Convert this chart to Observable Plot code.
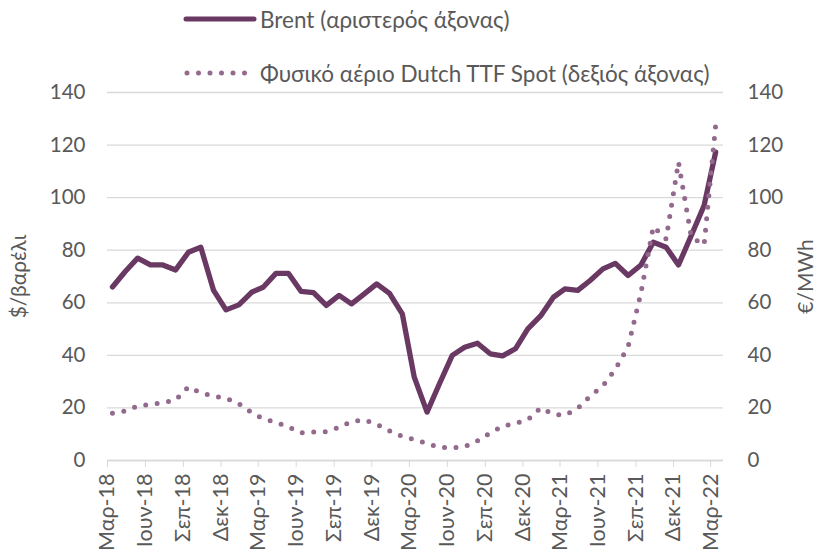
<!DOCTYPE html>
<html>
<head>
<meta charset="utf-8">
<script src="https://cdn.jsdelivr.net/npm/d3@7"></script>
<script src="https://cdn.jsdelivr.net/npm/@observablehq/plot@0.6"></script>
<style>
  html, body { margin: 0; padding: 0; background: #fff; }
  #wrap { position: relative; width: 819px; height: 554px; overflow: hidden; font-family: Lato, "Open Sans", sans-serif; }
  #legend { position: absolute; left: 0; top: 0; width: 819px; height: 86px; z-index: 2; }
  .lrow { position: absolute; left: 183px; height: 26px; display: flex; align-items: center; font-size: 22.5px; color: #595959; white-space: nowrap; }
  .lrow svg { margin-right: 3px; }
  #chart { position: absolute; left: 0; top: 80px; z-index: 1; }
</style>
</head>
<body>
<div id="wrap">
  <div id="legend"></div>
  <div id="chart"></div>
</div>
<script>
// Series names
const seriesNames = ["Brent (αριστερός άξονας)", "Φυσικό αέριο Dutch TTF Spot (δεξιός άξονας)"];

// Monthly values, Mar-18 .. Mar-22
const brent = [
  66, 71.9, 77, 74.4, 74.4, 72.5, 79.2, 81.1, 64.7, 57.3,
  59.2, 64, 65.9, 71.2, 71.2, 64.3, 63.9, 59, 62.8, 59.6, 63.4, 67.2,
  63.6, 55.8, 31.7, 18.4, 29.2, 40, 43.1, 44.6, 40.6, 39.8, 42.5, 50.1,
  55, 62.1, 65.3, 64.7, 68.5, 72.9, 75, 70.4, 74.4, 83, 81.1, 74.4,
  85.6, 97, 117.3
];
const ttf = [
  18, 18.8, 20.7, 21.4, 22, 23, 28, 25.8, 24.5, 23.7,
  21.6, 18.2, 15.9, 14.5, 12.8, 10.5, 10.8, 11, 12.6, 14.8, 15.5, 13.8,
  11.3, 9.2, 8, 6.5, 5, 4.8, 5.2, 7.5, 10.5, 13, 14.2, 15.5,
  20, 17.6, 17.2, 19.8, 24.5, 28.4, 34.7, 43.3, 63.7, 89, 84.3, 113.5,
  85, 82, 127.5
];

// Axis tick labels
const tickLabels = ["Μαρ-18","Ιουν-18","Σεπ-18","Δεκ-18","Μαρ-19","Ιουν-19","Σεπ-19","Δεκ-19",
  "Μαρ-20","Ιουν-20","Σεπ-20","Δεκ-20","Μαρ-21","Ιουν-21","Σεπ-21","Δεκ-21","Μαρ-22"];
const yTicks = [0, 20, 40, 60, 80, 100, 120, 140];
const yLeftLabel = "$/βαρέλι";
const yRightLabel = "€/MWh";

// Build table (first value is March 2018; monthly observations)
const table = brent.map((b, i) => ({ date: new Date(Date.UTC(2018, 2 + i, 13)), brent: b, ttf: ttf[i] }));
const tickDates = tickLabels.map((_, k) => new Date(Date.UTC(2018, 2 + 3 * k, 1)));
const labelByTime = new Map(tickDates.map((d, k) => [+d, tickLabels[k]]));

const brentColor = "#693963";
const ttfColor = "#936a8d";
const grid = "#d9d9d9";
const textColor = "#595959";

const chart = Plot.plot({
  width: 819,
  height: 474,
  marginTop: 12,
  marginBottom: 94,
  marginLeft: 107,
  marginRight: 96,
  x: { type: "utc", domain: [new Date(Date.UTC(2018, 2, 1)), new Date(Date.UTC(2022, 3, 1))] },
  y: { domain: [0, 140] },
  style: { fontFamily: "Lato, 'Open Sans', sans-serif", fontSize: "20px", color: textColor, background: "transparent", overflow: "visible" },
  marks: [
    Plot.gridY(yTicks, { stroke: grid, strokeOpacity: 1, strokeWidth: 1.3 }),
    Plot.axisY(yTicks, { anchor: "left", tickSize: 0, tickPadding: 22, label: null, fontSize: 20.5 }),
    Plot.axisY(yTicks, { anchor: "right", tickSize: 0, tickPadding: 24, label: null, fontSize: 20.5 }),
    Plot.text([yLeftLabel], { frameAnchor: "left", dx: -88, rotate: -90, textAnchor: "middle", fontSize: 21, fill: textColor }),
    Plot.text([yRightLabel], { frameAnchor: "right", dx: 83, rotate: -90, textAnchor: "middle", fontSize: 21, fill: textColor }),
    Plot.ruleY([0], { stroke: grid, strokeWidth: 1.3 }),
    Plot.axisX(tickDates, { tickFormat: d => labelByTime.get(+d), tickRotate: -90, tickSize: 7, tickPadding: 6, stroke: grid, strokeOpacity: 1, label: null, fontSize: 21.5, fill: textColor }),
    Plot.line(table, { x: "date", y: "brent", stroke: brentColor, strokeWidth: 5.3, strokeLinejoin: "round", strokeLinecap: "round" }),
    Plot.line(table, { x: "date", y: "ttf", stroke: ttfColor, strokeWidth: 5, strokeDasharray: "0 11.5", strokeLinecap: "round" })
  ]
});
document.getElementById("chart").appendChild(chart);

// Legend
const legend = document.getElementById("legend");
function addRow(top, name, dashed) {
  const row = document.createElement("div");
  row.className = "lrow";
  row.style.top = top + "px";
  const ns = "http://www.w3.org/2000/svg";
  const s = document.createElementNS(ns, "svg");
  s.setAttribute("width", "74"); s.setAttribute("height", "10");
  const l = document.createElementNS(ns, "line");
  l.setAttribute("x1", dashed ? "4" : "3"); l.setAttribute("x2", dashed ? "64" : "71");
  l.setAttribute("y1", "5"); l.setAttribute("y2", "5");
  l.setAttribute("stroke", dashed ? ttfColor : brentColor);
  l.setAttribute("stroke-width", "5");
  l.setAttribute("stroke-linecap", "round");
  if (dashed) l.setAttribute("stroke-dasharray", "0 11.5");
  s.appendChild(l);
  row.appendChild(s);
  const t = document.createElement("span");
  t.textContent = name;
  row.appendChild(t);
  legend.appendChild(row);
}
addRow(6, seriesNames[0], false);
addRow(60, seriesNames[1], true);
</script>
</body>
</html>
● ● ●
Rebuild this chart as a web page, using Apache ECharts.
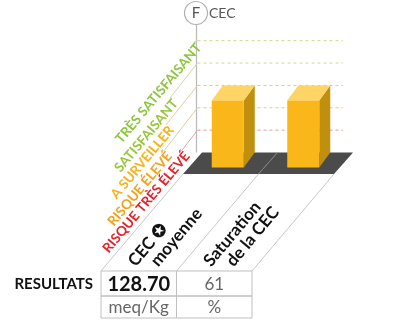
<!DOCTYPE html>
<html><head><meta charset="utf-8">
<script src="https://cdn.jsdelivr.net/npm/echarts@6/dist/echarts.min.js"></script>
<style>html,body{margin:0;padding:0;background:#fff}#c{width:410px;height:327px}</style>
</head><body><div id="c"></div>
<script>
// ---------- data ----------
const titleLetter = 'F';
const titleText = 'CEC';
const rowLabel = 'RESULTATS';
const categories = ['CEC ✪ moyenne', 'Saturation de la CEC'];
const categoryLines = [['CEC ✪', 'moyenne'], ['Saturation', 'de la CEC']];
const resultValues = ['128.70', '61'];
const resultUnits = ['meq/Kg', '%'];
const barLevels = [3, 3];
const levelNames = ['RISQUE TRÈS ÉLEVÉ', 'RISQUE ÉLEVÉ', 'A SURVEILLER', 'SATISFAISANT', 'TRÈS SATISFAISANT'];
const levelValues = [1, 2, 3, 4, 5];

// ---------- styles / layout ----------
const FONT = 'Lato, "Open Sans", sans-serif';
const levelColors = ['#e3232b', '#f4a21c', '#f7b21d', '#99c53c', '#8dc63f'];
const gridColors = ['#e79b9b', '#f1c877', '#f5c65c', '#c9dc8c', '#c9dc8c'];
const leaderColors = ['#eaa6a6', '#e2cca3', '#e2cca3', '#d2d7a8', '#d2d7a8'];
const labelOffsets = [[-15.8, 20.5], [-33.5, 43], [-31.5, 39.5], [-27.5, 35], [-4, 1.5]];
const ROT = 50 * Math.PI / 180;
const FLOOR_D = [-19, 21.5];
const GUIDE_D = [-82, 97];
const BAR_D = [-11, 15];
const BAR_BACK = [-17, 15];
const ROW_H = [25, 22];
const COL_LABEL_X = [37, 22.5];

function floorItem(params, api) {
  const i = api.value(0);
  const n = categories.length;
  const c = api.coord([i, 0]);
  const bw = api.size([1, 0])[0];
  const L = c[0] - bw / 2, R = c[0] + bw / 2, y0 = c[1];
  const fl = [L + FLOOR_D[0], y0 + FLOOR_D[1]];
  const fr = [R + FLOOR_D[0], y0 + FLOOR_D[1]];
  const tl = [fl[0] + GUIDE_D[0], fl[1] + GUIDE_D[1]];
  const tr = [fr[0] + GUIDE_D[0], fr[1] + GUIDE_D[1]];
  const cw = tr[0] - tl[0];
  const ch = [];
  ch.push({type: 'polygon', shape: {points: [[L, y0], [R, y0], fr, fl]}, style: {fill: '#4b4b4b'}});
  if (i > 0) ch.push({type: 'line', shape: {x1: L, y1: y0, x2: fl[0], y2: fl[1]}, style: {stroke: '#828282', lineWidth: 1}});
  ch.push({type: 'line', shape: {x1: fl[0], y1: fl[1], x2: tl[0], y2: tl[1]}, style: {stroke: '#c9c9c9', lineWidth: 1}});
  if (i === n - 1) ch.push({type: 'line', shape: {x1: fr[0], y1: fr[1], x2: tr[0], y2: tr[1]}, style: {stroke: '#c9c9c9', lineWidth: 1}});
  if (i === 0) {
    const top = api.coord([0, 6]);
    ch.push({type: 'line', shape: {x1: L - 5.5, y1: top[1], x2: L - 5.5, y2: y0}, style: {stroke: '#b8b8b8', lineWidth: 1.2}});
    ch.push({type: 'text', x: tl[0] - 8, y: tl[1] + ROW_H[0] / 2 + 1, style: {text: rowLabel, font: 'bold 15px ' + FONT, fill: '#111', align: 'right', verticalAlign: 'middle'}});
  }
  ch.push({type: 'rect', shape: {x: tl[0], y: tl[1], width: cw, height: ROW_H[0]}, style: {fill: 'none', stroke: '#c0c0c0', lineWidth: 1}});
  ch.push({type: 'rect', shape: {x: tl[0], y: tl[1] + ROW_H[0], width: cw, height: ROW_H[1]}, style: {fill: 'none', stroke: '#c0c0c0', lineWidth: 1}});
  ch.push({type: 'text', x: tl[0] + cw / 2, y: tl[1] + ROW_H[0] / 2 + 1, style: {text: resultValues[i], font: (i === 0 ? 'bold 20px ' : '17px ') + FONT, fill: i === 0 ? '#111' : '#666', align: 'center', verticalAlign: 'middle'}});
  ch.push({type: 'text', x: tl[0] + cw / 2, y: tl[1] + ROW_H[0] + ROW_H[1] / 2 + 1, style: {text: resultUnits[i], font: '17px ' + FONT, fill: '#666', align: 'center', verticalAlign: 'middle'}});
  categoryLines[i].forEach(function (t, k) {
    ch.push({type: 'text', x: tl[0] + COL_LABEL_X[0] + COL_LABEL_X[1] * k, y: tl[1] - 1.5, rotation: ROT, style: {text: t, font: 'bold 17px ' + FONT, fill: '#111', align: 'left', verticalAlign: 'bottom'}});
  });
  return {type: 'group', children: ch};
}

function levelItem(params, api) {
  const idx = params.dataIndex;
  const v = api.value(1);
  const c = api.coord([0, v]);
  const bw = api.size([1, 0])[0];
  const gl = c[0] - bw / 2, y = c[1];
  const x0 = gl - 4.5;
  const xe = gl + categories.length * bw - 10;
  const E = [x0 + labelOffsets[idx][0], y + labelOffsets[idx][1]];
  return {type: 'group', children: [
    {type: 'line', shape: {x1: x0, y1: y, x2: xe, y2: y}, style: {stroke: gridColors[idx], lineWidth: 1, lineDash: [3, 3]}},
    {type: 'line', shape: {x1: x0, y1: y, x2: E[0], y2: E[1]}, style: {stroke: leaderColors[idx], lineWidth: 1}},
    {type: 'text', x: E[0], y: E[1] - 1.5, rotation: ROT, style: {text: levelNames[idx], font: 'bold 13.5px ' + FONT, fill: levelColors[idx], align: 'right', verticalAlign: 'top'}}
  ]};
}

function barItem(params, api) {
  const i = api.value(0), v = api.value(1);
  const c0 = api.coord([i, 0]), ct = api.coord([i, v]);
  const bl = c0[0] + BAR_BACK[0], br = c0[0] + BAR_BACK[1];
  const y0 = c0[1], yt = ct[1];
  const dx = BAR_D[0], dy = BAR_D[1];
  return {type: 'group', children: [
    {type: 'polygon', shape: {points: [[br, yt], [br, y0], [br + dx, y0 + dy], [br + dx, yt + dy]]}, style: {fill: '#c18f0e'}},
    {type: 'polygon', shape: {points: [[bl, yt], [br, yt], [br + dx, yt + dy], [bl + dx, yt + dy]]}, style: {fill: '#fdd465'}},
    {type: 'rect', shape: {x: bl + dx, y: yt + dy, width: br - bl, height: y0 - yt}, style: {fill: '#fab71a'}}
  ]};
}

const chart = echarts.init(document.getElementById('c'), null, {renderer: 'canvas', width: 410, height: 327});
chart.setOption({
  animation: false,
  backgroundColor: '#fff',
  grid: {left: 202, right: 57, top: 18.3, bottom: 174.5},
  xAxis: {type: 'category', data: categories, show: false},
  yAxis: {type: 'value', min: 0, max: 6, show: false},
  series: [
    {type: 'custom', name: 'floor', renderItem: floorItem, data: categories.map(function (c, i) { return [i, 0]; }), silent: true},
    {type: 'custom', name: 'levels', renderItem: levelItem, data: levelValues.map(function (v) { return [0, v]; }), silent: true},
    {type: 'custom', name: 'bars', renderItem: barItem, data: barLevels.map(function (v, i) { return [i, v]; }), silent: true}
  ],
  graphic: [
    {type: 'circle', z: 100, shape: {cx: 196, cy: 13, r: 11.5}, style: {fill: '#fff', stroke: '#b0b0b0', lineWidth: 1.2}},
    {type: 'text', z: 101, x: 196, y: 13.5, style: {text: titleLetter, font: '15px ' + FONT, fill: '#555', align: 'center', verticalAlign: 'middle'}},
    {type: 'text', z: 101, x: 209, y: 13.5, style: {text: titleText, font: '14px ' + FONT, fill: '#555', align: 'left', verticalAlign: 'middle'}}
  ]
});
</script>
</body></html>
● ● ●
Exercise brief – Reproduce, starting at the line containing "Convert this chart to Observable Plot code." and stopping after the line containing "αέριο Dutch TTF", each of those lines exactly and no others; leave pictures out.

Response –
Convert this chart to Observable Plot code.
<!DOCTYPE html>
<html>
<head>
<meta charset="utf-8">
<script src="https://cdn.jsdelivr.net/npm/d3@7"></script>
<script src="https://cdn.jsdelivr.net/npm/@observablehq/plot@0.6"></script>
<style>
  html, body { margin: 0; padding: 0; background: #fff; }
  #wrap { position: relative; width: 819px; height: 554px; overflow: hidden; font-family: Lato, "Open Sans", sans-serif; }
  #legend { position: absolute; left: 0; top: 0; width: 819px; height: 86px; z-index: 2; }
  .lrow { position: absolute; left: 183px; height: 26px; display: flex; align-items: center; font-size: 22.5px; color: #595959; white-space: nowrap; }
  .lrow svg { margin-right: 3px; }
  #chart { position: absolute; left: 0; top: 80px; z-index: 1; }
</style>
</head>
<body>
<div id="wrap">
  <div id="legend"></div>
  <div id="chart"></div>
</div>
<script>
// Series names
const seriesNames = ["Brent (αριστερός άξονας)", "Φυσικό αέριο Dutch TTF Spot (δεξιός άξονας)"];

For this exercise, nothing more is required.